One key focus of the legislation, on the same token, is the protection of players. Maximum stakes and prize limits will be introduced for certain casino games, and operators will be required to ensure players set limits on the time and money they spend on gambling.

Let’s turn now to the UK’s new regulations.

UK’s upcoming gambling regulations

The overall focus of upcoming gambling regulation in the UK is largely the same. There is a growing emphasis on protecting players on the whole, before they even become problem gamblers. Bills have been in review for a good while, but some of the proposed changes to the UK regulations include statutory levies on gambling firms. In the past, levies of this kind have been voluntary—many hope this will make gambling operators more accountable to the government and people. These levies are used on a voluntary level to fund research into treatment on harmful gambling.

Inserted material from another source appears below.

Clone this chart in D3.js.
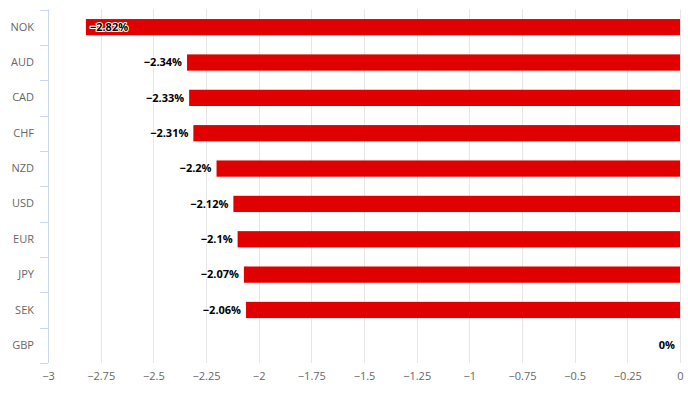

Many in the UK are also proposing affordability checks for those looking to start gambling. The precise level at which these would work is difficult to say now, but the idea is that you restrict the poorest from gambling in an attempt to protect their money.

Online casinos are also under heavy review in UK law. Again, stake limits would be introduced on online slots, and could be as low as £2 per bet. Casino games like online slots have always been under heavy scrutiny due to their addictive nature. By introducing these stake limits, you can again protect people from spending more money than they realize.

Advertising and marketing have always been among the most heavily regulated aspects of the industry. Particularly, the Premier League is expected to enter into a deal restricting teams entirely from being sponsored by online betting companies. Reducing the visibility of gambling marketing is an important step in the right direction.

So, how do these two different sets of proposed regulations compare?

How the two compare

Plainly, a lot of the areas of focus in both the UK and Ireland are comparable. Problem gambling, and reducing its social effects, are the primary focus. Ireland has the third highest gambling loss per person in the world, and in the UK problem gamblers are, on average, around £10,000 in debt before they start to look for help.

While help and support are great for these people, regulating the industry to stop them from getting to this point in the first place is infinitely more effective. Both Ireland and the UK are plainly interested in putting greater pressure on operators to be responsible.

Gambling is a huge part of Ireland’s economy, and so few wish to regulate it too heavily. However, plainly, as in any country, gambling can be a huge problem for a minority of people. As in virtually any industry, the gambling sector will not regulate itself—the governments will have to step in. Hopefully, the proposed and upcoming changes to the regulation will be a move in the right direction, and indeed both Ireland and the UK seem to be taking pointers from one another.